Set problem
Repeat, exactly and only, the lines from the beginning of the data through the line with "(ttl) at (565,22)". Pictures are left out.

Information provided

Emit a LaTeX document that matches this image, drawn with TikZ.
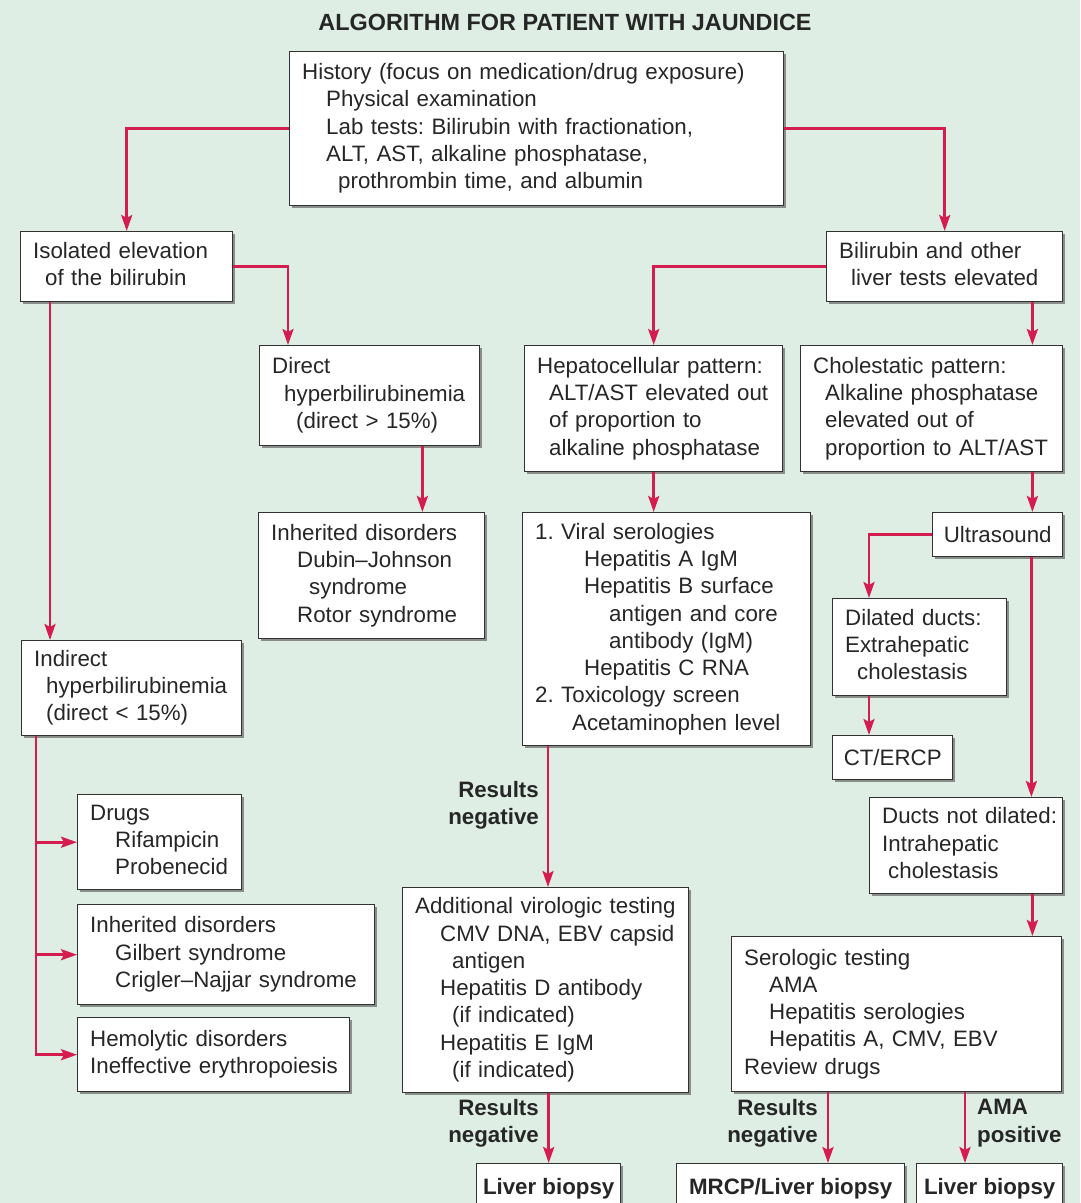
\documentclass[tikz,border=0pt]{standalone}
\usepackage{fontspec}
\setmainfont{Liberation Sans}
\usetikzlibrary{positioning,calc,shadows,arrows.meta}

\definecolor{mint}{RGB}{222,238,229}
\definecolor{jred}{RGB}{212,28,78}
\definecolor{ink}{RGB}{38,38,38}
\definecolor{boxline}{RGB}{50,50,50}

% one left-aligned block of lines
\newcommand{\blines}[1]{\begin{tabular}{@{}l@{}}#1\end{tabular}}

\tikzset{
	box/.style={draw=boxline, line width=1.4pt, fill=white, anchor=north west, align=left,
		inner xsep=12.5pt, inner ysep=0pt, text=ink,
		font=\fontsize{22.3}{27.3}\selectfont\frenchspacing,
		drop shadow={shadow xshift=2.5pt, shadow yshift=-2.5pt, fill=black!60, opacity=.7}},
	onebox/.style={box, align=center, inner xsep=4pt},
	endbox/.style={onebox, font=\fontsize{22.3}{27.3}\selectfont\bfseries},
	arr/.style={draw=jred, line width=2.7pt, -{Stealth[length=16pt,width=11pt,inset=3pt]}},
	lbl/.style={text=ink, font=\fontsize{22.3}{27.3}\selectfont\bfseries, inner sep=0pt},
}

\begin{document}
\begin{tikzpicture}[x=1pt,y=-1pt]
	\useasboundingbox (0,0) rectangle (1080,1203);
	\clip (0,0) rectangle (1080,1203);
	\fill[mint] (0,0) rectangle (1080,1203);
	
	\node[text=ink, font=\fontsize{23.4}{28}\selectfont\bfseries] (ttl) at (565,22) {ALGORITHM FOR PATIENT WITH JAUNDICE};
	
	\node[box, text width=469pt, minimum height=154pt] (hist) at (289,51) {\blines{History (focus on medication/drug exposure)\\
		\hspace*{24pt}Physical examination\\
		\hspace*{24pt}Lab tests: Bilirubin with fractionation,\\
		\hspace*{24pt}ALT, AST, alkaline phosphatase,\\
		\hspace*{36pt}prothrombin time, and albumin}};
	
	% left side
	\node[box, text width=187pt, minimum height=70pt] (iso) at (20,231) {\blines{Isolated elevation\\\hspace*{12pt}of the bilirubin}};
	\node[box, text width=195pt, minimum height=100pt] (direct) at (259,345) {\blines{Direct\\\hspace*{12pt}hyperbilirubinemia\\\hspace*{24pt}(direct > 15\%)}};
	\node[box, text width=201pt, minimum height=126pt] (inhA) at (258,512) {\blines{Inherited disorders\\
		\hspace*{26pt}Dubin\textendash Johnson\\
		\hspace*{38pt}syndrome\\
		\hspace*{26pt}Rotor syndrome}};
	\node[box, text width=195pt, minimum height=95pt] (indirect) at (21,640) {\blines{Indirect\\\hspace*{12pt}hyperbilirubinemia\\\hspace*{12pt}(direct < 15\%)}};
	\node[box, text width=139pt, minimum height=95pt] (drugs) at (77,794) {\blines{Drugs\\\hspace*{25pt}Rifampicin\\\hspace*{25pt}Probenecid}};
	\node[box, text width=272pt, minimum height=100pt] (inhB) at (77,904) {\blines{Inherited disorders\\\hspace*{25pt}Gilbert syndrome\\\hspace*{25pt}Crigler\textendash Najjar syndrome}};
	\node[box, text width=247pt, minimum height=74pt] (hemo) at (77,1017) {\blines{Hemolytic disorders\\Ineffective erythropoiesis}};
	
	% middle
	\node[box, text width=211pt, minimum height=70pt] (bil) at (826,231) {\blines{Bilirubin and other\\\hspace*{12pt}liver tests elevated}};
	\node[box, text width=233pt, minimum height=126pt] (hep) at (524,345) {\blines{Hepatocellular pattern:\\
		\hspace*{12pt}ALT/AST elevated out\\
		\hspace*{12pt}of proportion to\\
		\hspace*{12pt}alkaline phosphatase}};
	\node[box, text width=263pt, minimum height=233pt] (viral) at (522,512) {\blines{1. Viral serologies\\
		\hspace*{49pt}Hepatitis A IgM\\
		\hspace*{49pt}Hepatitis B surface\\
		\hspace*{74pt}antigen and core\\
		\hspace*{74pt}antibody (IgM)\\
		\hspace*{49pt}Hepatitis C RNA\\
		2. Toxicology screen\\
		\hspace*{37pt}Acetaminophen level}};
	\node[box, text width=261pt, minimum height=205pt] (addv) at (402,887) {\blines{Additional virologic testing\\
		\hspace*{25pt}CMV DNA, EBV capsid\\
		\hspace*{37pt}antigen\\
		\hspace*{25pt}Hepatitis D antibody\\
		\hspace*{37pt}(if indicated)\\
		\hspace*{25pt}Hepatitis E IgM\\
		\hspace*{37pt}(if indicated)}};
	\node[endbox, minimum width=144pt, minimum height=50pt] (liverA) at (476,1163) {Liver biopsy};
	
	% right side
	\node[box, text width=237pt, minimum height=126pt] (chol) at (800,345) {\blines{Cholestatic pattern:\\
		\hspace*{12pt}Alkaline phosphatase\\
		\hspace*{12pt}elevated out of\\
		\hspace*{12pt}proportion to ALT/AST}};
	\node[onebox, minimum width=130pt, minimum height=44pt] (ultra) at (932,512) {Ultrasound};
	\node[box, text width=149pt, minimum height=97pt] (dil) at (832,598) {\blines{Dilated ducts:\\Extrahepatic\\\hspace*{12pt}cholestasis}};
	\node[onebox, minimum width=120pt, minimum height=44pt] (ct) at (832,735) {CT/ERCP};
	\node[box, text width=168pt, minimum height=96pt] (ducts) at (869,797) {\blines{Ducts not dilated:\\Intrahepatic\\\hspace*{6pt}cholestasis}};
	\node[box, text width=305pt, minimum height=155pt] (sero) at (731,936) {\blines{Serologic testing\\
		\hspace*{25pt}AMA\\
		\hspace*{25pt}Hepatitis serologies\\
		\hspace*{25pt}Hepatitis A, CMV, EBV\\
		Review drugs}};
	\node[endbox, minimum width=228pt, minimum height=50pt] (mrcp) at (676,1163) {MRCP/Liver biopsy};
	\node[endbox, minimum width=146pt, minimum height=50pt] (liverB) at (916,1163) {Liver biopsy};
	
	% labels on the arrows
	\node[lbl, align=right, anchor=east] (rnegA) at (539,805) {Results\\negative};
	\node[lbl, align=right, anchor=east] (rnegB) at (539,1123) {Results\\negative};
	\node[lbl, align=right, anchor=east] (rnegC) at (818,1123) {Results\\negative};
	\node[lbl, align=left, anchor=west] (amapos) at (977,1123) {AMA\\positive};
	
	% connectors, left
	\draw[arr] (hist.west) -| (iso.north);
	\coordinate (dirN) at ($(direct.north west)+(29,0)$);
	\draw[arr] (iso.east) -| (dirN);
	\coordinate (dirS) at ($(direct.south east)+(-58,0)$);
	\draw[arr] (dirS) -- (dirS |- inhA.north);
	\coordinate (isoS) at ($(iso.south west)+(30,0)$);
	\draw[arr] (isoS) -- (isoS |- indirect.north);
	\coordinate (indS) at ($(indirect.south west)+(15,0)$);
	\draw[arr] (indS) |- (hemo.west);
	\draw[arr] (indS |- drugs.west) -- (drugs.west);
	\draw[arr] (indS |- inhB.west) -- (inhB.west);
	
	% connectors, middle
	\draw[arr] (hist.east) -| (bil.north);
	\draw[arr] (bil.west) -| (hep.north);
	\draw[arr] (hep.south) -- (hep.south |- viral.north);
	\coordinate (virS) at ($(viral.south west)+(26,0)$);
	\draw[arr] (virS) -- (virS |- addv.north);
	\draw[arr] (liverA.north |- addv.south) -- (liverA.north);
	
	% connectors, right
	\coordinate (bilS) at ($(bil.south east)+(-31,0)$);
	\draw[arr] (bilS) -- (bilS |- chol.north);
	\coordinate (cholS) at ($(chol.south east)+(-31,0)$);
	\draw[arr] (cholS) -- (cholS |- ultra.north);
	\coordinate (dilN) at ($(dil.north west)+(37,0)$);
	\draw[arr] (ultra.west) -| (dilN);
	\coordinate (dilS) at ($(dil.south west)+(37,0)$);
	\draw[arr] (dilS) -- (dilS |- ct.north);
	\coordinate (ultS) at ($(ultra.south east)+(-32,0)$);
	\draw[arr] (ultS) -- (ultS |- ducts.north);
	\coordinate (ducS) at ($(ducts.south east)+(-31,0)$);
	\draw[arr] (ducS) -- (ducS |- sero.north);
	\coordinate (serA) at ($(sero.south west)+(97,0)$);
	\draw[arr] (serA) -- (serA |- mrcp.north);
	\coordinate (serB) at ($(sero.south west)+(234,0)$);
	\draw[arr] (serB) -- (serB |- liverB.north);
\end{tikzpicture}
\end{document}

Result of this exercise
Emit a LaTeX document that matches this image, drawn with TikZ.
\documentclass[tikz,border=0pt]{standalone}
\usepackage{fontspec}
\setmainfont{Liberation Sans}
\usetikzlibrary{positioning,calc,shadows,arrows.meta}

\definecolor{mint}{RGB}{222,238,229}
\definecolor{jred}{RGB}{212,28,78}
\definecolor{ink}{RGB}{38,38,38}
\definecolor{boxline}{RGB}{50,50,50}

% one left-aligned block of lines
\newcommand{\blines}[1]{\begin{tabular}{@{}l@{}}#1\end{tabular}}

\tikzset{
	box/.style={draw=boxline, line width=1.4pt, fill=white, anchor=north west, align=left,
		inner xsep=12.5pt, inner ysep=0pt, text=ink,
		font=\fontsize{22.3}{27.3}\selectfont\frenchspacing,
		drop shadow={shadow xshift=2.5pt, shadow yshift=-2.5pt, fill=black!60, opacity=.7}},
	onebox/.style={box, align=center, inner xsep=4pt},
	endbox/.style={onebox, font=\fontsize{22.3}{27.3}\selectfont\bfseries},
	arr/.style={draw=jred, line width=2.7pt, -{Stealth[length=16pt,width=11pt,inset=3pt]}},
	lbl/.style={text=ink, font=\fontsize{22.3}{27.3}\selectfont\bfseries, inner sep=0pt},
}

\begin{document}
\begin{tikzpicture}[x=1pt,y=-1pt]
	\useasboundingbox (0,0) rectangle (1080,1203);
	\clip (0,0) rectangle (1080,1203);
	\fill[mint] (0,0) rectangle (1080,1203);
	
	\node[text=ink, font=\fontsize{23.4}{28}\selectfont\bfseries] (ttl) at (565,22) {ALGORITHM FOR PATIENT WITH JAUNDICE};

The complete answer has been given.